It’s one of the great privileges of this job that you get to attend major sporting events and the Cheltenham Festival is an annual highlight.
I’ve done the opening day of 10 of the last 11 festivals, and my standout memory remains the 2013 edition when Ruby Walsh rode a remarkable hat-trick of wins on Champagne Fever, Hurricane Fly and Quevega.
It was the most miserable of afternoons weatherwise but I can’t think of any comparable sporting occasion when I was left so stirred by excitement, so captured by the drama and so appreciative of the talents of the sportsman who helped deliver those feelings.
One, who’s career runs an exhaustive list of such afternoons — Ruby Walsh.
I couldn’t make Cheltenham this year and already I’m feeling nostalgic for Ruby Walsh, so long Cheltenham’s leading man, but for how long more?
I don’t know is the answer to that question, and aged 39, and with a career weighed heavy with injuries behind him, any triumphs this week should be savoured because nothing brings someone’s contribution into focus like idea they may not be around much longer.
And in that sense we enjoy a strange relationship with Ruby Walsh in Kildare where often, his sometimes surly persona is the first point of discussion not the greatness of his career.
On occasion, I too have been guilty of the same charge and I’m really struggling to figure that one out.
Because unlike other counties, Kildare are without an All Ireland in either code for more than 90 years at senior level.
We’ve no great soccer tradition, no Sligo Town, nor a Dundalk. Our successes are modest compared with other counties when it comes to field sports yet we complain loudly when results don’t go our way.
Into this void falls one of greatest jump jockeys the world has ever seen, every ounce a winner, but over time we’ve become less and less impressed.
Someone from Cork once said to me that if Ruby was theirs, they’d erect a statue of him at the top of Patrick’s Street.
But horse racing aside we forge a different sports star in Kildare, typically ones without the kind of grit and resolve needed to dominate at the highest level in the fashion, like, yes — Ruby Walsh.
Ruby has ridden 58 Cheltenham Festival winners at time of writing (prior to last week's festival). And it’s a running total that dates back to Alexander Banquet in 1998.
This was a time when the world was still getting used to push button mobile phones.
His successes have punctuated our sporting lives for two decades and this 21-year tenure at the top has been so long and so consistent, that we’re all very guilty of taking his talents for granted in Ireland and Kildare in particular.
It could be the case that we’re pretty shabby when it comes to celebrating our own prophets.
And ironically that is exactly just how Ruby Walsh is perceived in Britain.

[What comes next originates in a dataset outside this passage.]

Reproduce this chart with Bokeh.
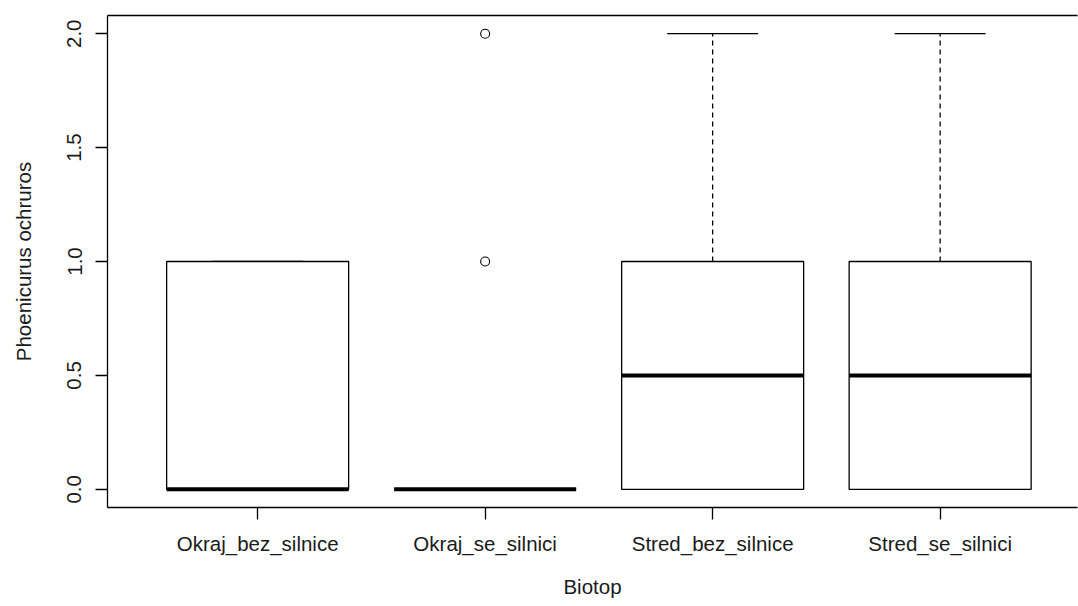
from bokeh.plotting import figure
from bokeh.models import FixedTicker, PrintfTickFormatter, LinearAxis, Range1d, ColumnDataSource
from bokeh.embed import file_html
from bokeh.resources import INLINE

# ---- data ----
categories = ["Okraj_bez_silnice", "Okraj_se_silnici", "Stred_bez_silnice", "Stred_se_silnici"]
lower_whisker = [0, 0, 0, 0]
q1 = [0, 0, 0, 0]
median = [0, 0, 0.5, 0.5]
q3 = [1, 0, 1, 1]
upper_whisker = [1, 0, 2, 2]
outlier_group = [2, 2]
outlier_value = [1, 2]
y_ticks = [0, 0.5, 1.0, 1.5, 2.0]

FONT = "Liberation Sans"
BOXW = 0.8
STAPLEW = 0.4

W, H = 1078, 606
LEFT, TOP, BOTTOM, RIGHT = 107, 15, 99, 1
PX_PER_UNIT = 227.5

pos = list(range(1, len(categories) + 1))
src = ColumnDataSource(dict(
    x=pos,
    x0=[x - BOXW / 2 for x in pos],
    x1=[x + BOXW / 2 for x in pos],
    s0=[x - STAPLEW / 2 for x in pos],
    s1=[x + STAPLEW / 2 for x in pos],
    lo=lower_whisker, q1=q1, med=median, q3=q3, hi=upper_whisker,
))

x_start = 0.34
x_end = x_start + (W - LEFT - RIGHT) / PX_PER_UNIT

p = figure(width=W, height=H, output_backend="svg", toolbar_location=None,
           x_range=Range1d(x_start, x_end), y_range=Range1d(-0.08, 2.08),
           min_border_left=LEFT, min_border_top=TOP, min_border_right=RIGHT,
           min_border_bottom=BOTTOM)
p.outline_line_color = None
p.xgrid.visible = False
p.ygrid.visible = False
p.background_fill_color = "white"
p.border_fill_color = "white"

# whiskers (dashed)
p.segment(x0="x", x1="x", y0="q3", y1="hi", source=src, line_color="black",
          line_width=1.3, line_dash="5 4")
p.segment(x0="x", x1="x", y0="q1", y1="lo", source=src, line_color="black",
          line_width=1.3, line_dash="5 4")
# staples
p.segment(x0="s0", x1="s1", y0="hi", y1="hi", source=src, line_color="black", line_width=1.3)
p.segment(x0="s0", x1="s1", y0="lo", y1="lo", source=src, line_color="black", line_width=1.3)
# boxes
p.quad(left="x0", right="x1", bottom="q1", top="q3", source=src,
       fill_color="white", line_color="black", line_width=1.3)
# medians
p.segment(x0="x0", x1="x1", y0="med", y1="med", source=src, line_color="black",
          line_width=4, line_cap="butt")
# outliers
p.scatter(x=outlier_group, y=outlier_value, marker="circle", size=9,
          fill_color=None, line_color="black", line_width=1.1)

# axes
for ax in (p.xaxis[0], p.yaxis[0]):
    ax.axis_line_color = "black"
    ax.axis_line_width = 1.3
    ax.major_tick_line_color = "black"
    ax.major_tick_line_width = 1.3
    ax.major_tick_in = 0
    ax.major_tick_out = 12
    ax.minor_tick_line_color = None
    ax.major_label_text_font = FONT
    ax.major_label_text_font_size = "20.5px"
    ax.major_label_text_color = "#1a1a1a"
    ax.axis_label_text_font = FONT
    ax.axis_label_text_font_size = "20.5px"
    ax.axis_label_text_font_style = "normal"
    ax.axis_label_text_color = "#1a1a1a"

p.xaxis.ticker = FixedTicker(ticks=pos)
p.xaxis.major_label_overrides = {x: c for x, c in zip(pos, categories)}
p.xaxis.major_label_standoff = 12
p.xaxis.axis_label = "Biotop"
p.xaxis.axis_label_standoff = 17

p.yaxis.ticker = FixedTicker(ticks=y_ticks)
p.yaxis.formatter = PrintfTickFormatter(format="%.1f")
p.yaxis.major_label_orientation = "parallel"
p.yaxis.major_label_standoff = 14
p.yaxis.axis_label = "Phoenicurus ochruros"
p.yaxis.axis_label_standoff = 30

# top frame line
top = LinearAxis(ticker=FixedTicker(ticks=[]), major_label_text_font_size="0px",
                 axis_line_color="black", axis_line_width=1.3,
                 major_tick_line_color=None, minor_tick_line_color=None)
p.add_layout(top, "above")

open("out.html", "w").write(file_html(p, INLINE))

I think now of Kempton Park in 2011 when he rode the famous Kauto Star to a history-making fifth win in the King George VI Chase on Boxing Day, that most English of racing afternoons.
And how afterwards, Ruby cantered back and forth along the Grand Stand for some minutes to receive the adulation of the audience, his audience.
Even watching on TV, the connection between sportsman and sporting public felt tangible.
Of course countless such embraces have followed Ruby’s innumerable flourishes at Cheltenham, but that kind of scene at Kempton always made me feel that Ruby’s persona made a better fit in Britain where he’s consistently elevated for the kind of qualities not celebrated at home.
Uncompromising, steely focused, a born winner with an allergy for bullshit, I have to say I rate people with those qualities, very highly.
But so too can we use words like brusque, curt, dismissive and impatient to describe Ruby Walsh.
Less flattering certainly, but really, irrelevant in the bigger scheme of things.
Because the stamp of this winner is the joyous feelings he’s created again and again and again for the last 20 years.
I’m telling you, we’ll miss him when he’s retired. Because our sporting history is anything to go by the void is going to get a lot darker.